Michał Probierz podjął decyzję! Wiemy już, których piłkarzy selekcjoner wyznaczył na mecz z Estonią. Stawką jest awans do finału baraży Euro 2024. Wynik meczu będziecie mogli śledzić na bieżąco na RMF24.pl. Początek o godz. 20:45.

Polska: Wojciech Szczęsny - Jan Bednarek, Paweł Dawidowicz, Jakub Kiwior - Przemysław Frankowski, Jakub Piotrowski, Bartosz Slisz, Piotr Zieliński, Nicola Zalewski - Karol Świderski, Robert Lewandowski (kapitan). 

Estonia: Karl Jakob Hein - Ragnar Klavan, Joonas Tamm, Maksim Paskotsi, Karol Mets (kapitan), Ken Kallaste - Alex Matthias Tamm, Markus Soomets, Martin Vetkal, Kevor Palumets - Oliver Jurgens. 

Reprezentacja Polski jest zdecydowanym faworytem starcia z Estonią. Dotychczasowy bilans spotkań Biało-Czerwonych z tym rywalem to siedem zwycięstw, remis i porażka.

Spotkanie z Estonią na PGE Narodowym poprowadzi słoweński arbiter Slavko Vincic.

Dziś, w drugim półfinale tzw. ścieżki A, jednej z trzech ścieżek barażowych, Walia podejmie w Cardiff Finlandię. 

Zwycięzca tego spotkania będzie 26 marca gospodarzem finałowego starcia z Polską lub Estonią, które wyłoni uczestnika Euro 2024.

"Estończycy stawiają na stabilną defensywę"

Estonia jest znacznie niżej notowana niż Polska, w rankingu FIFA zajmuje dopiero 123. miejsce, ale wczoraj na konferencji prasowej Probierz przyznał, że jego zespół trenuje rzuty karne. To jest mecz barażowy. Przed każdym takim spotkaniem trzeba ćwiczyć karne, bo zawsze to może mieć miejsce. W barażach musi być wyłoniony zwycięzca. Wierzę, że do nich nie doprowadzimy, ale trenowaliśmy "jedenastki" i wciąż to robimy - wytłumaczył. 

Zapytany o mocne strony Estończyków, odparł, że jego zespół skupia się na sobie. 

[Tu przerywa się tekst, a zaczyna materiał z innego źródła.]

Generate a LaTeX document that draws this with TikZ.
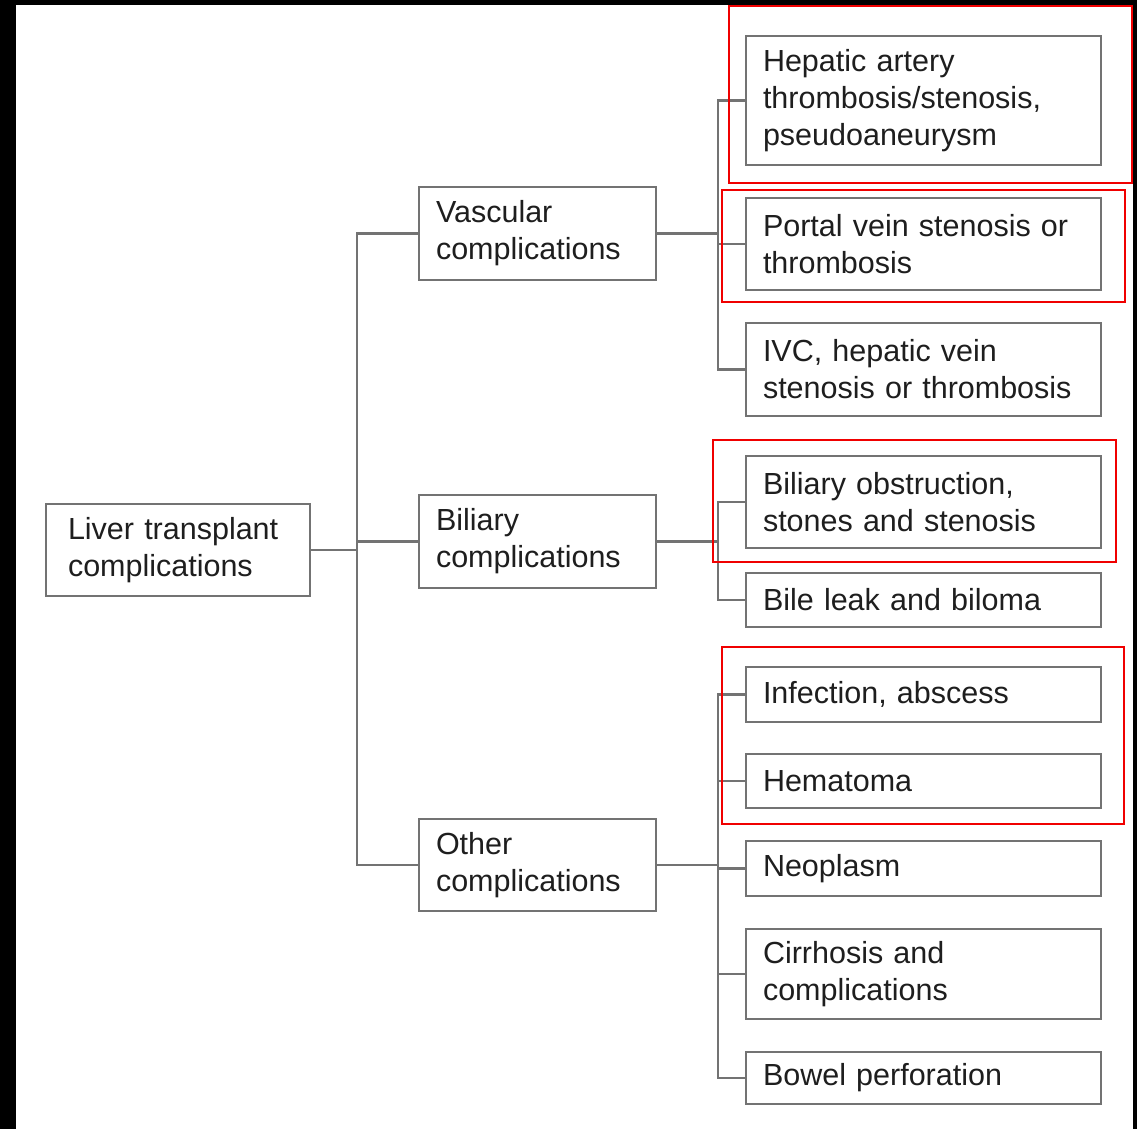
\documentclass[tikz,border=0pt]{standalone}
\usepackage{fontspec}
\setmainfont[WordSpace=0.55]{Liberation Sans}
\definecolor{linegray}{RGB}{115,115,115}
\definecolor{txt}{RGB}{30,30,30}
\definecolor{hl}{RGB}{240,0,0}
\tikzset{
  box/.style={draw=linegray, line width=2.6pt, fill=white, text=txt,
    align=left, inner xsep=17pt, inner ysep=0pt, anchor=center,
    font=\fontsize{30.5}{37}\selectfont},
  midbox/.style={box, minimum width=237pt, text width=203pt},
  rbox/.style={box, minimum width=355pt, text width=321pt},
  conn/.style={draw=linegray, line width=2.4pt},
  hlbox/.style={draw=hl, line width=2.4pt}
}
\begin{document}
\begin{tikzpicture}[x=1pt,y=-1pt]
\fill[black] (0,0) rectangle (1137,1129);
\fill[white] (16,5) rectangle (1133,1129);
\useasboundingbox (0,0) rectangle (1137,1129);

% nodes
\node[box, minimum width=264pt, text width=220pt, inner xsep=22pt, minimum height=92pt] (root) at (178,550) {Liver transplant\\complications};
\node[midbox, minimum height=93pt] (vasc) at (537.5,233.5) {Vascular\\complications};
\node[midbox, minimum height=93pt] (bil) at (537.5,541.5) {Biliary\\complications};
\node[midbox, minimum height=92pt] (oth) at (537.5,865) {Other\\complications};

\node[rbox, minimum height=129pt] (ha) at (923.5,100.5) {Hepatic artery\\thrombosis/stenosis,\\pseudoaneurysm};
\node[rbox, minimum height=92pt] (pv) at (923.5,244) {Portal vein stenosis or\\thrombosis};
\node[rbox, minimum height=93pt] (ivc) at (923.5,369.5) {IVC, hepatic vein\\stenosis or thrombosis};
\node[rbox, minimum height=92pt] (bo) at (923.5,502) {Biliary obstruction,\\stones and stenosis};
\node[rbox, minimum height=54pt] (bl) at (923.5,600) {Bile leak and biloma};
\node[rbox, minimum height=55pt] (inf) at (923.5,694.5) {Infection, abscess};
\node[rbox, minimum height=54pt] (hem) at (923.5,781) {Hematoma};
\node[rbox, minimum height=55pt] (neo) at (923.5,868.5) {Neoplasm};
\node[rbox, minimum height=90pt] (cir) at (923.5,974) {Cirrhosis and\\complications};
\node[rbox, minimum height=52pt] (bow) at (923.5,1078) {Bowel perforation};

% junction coordinates
\coordinate (j0) at (357,550);
\coordinate (j1) at (718,233.5);
\coordinate (j2) at (718,541.5);
\coordinate (j3) at (718,865);

% connectors
\draw[conn] (root.east) -- (j0);
\draw[conn] (vasc.west) -| (j0) |- (oth.west);
\draw[conn] (bil.west) -- (bil.west -| j0);

\draw[conn] (vasc.east) -- (j1);
\draw[conn] (ha.west) -| (j1) |- (ivc.west);
\draw[conn] (pv.west) -- (pv.west -| j1);

\draw[conn] (bil.east) -- (j2);
\draw[conn] (bo.west) -| (j2) |- (bl.west);

\draw[conn] (oth.east) -- (j3);
\draw[conn] (inf.west) -| (j3) |- (bow.west);
\draw[conn] (hem.west) -- (hem.west -| j3);
\draw[conn] (neo.west) -- (neo.west -| j3);
\draw[conn] (cir.west) -- (cir.west -| j3);

% red highlight frames
\draw[hlbox] (729,6) rectangle (1132,183);
\draw[hlbox] (722,190) rectangle (1125,302);
\draw[hlbox] (713,440) rectangle (1116,562);
\draw[hlbox] (722,647) rectangle (1124,824);
\end{tikzpicture}
\end{document}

Ale wiemy, że oni stawiają na stabilną defensywę. Mają wysoki zespół. Starają się przejść płynnie do kontrataku, na co musimy uczulić naszych piłkarzy. Patrzymy jednak głównie na siebie. Chcemy grać płynnie, utrzymywać się przy piłce. Na Stadionie Narodowym zawsze jest atmosfera. To piękny obiekt i oby okazał się dla nas szczęśliwy w tym roku - podkreślił selekcjoner.

Najbardziej doświadczonym piłkarzem w kadrze Estonii jest znany z występów w Piaście Gliwice i Jagiellonii Białystok Konstantin Vassiljev (obecnie Flora Tallinn), który w sierpniu skończy 40 lat. 

Probierz pracował z nim w Jagiellonii i bardzo miło go wspomina. Cały czas mam kontakt z Kostą. Już nawet nie chodzi o ten mecz. Po prostu co jakiś czas do siebie telefonujemy. Bardzo dobrze go wspominam. I cenię go jako człowieka. Bo piłkarzem lub trenerem się bywa, a człowiekiem jest się cały czas. Fajnie, że mamy takie relacje - przyznał. 

Podkreślił, że dobrze zna również kilku innych Estończyków. To m.in. Sergei Zenjov (prawie 35-letni napastnik - przyp. red.), który jednak leczy akurat kontuzję. Ale też go dobrze wspominam, pracowaliśmy razem w Cracovii - dodał Probierz.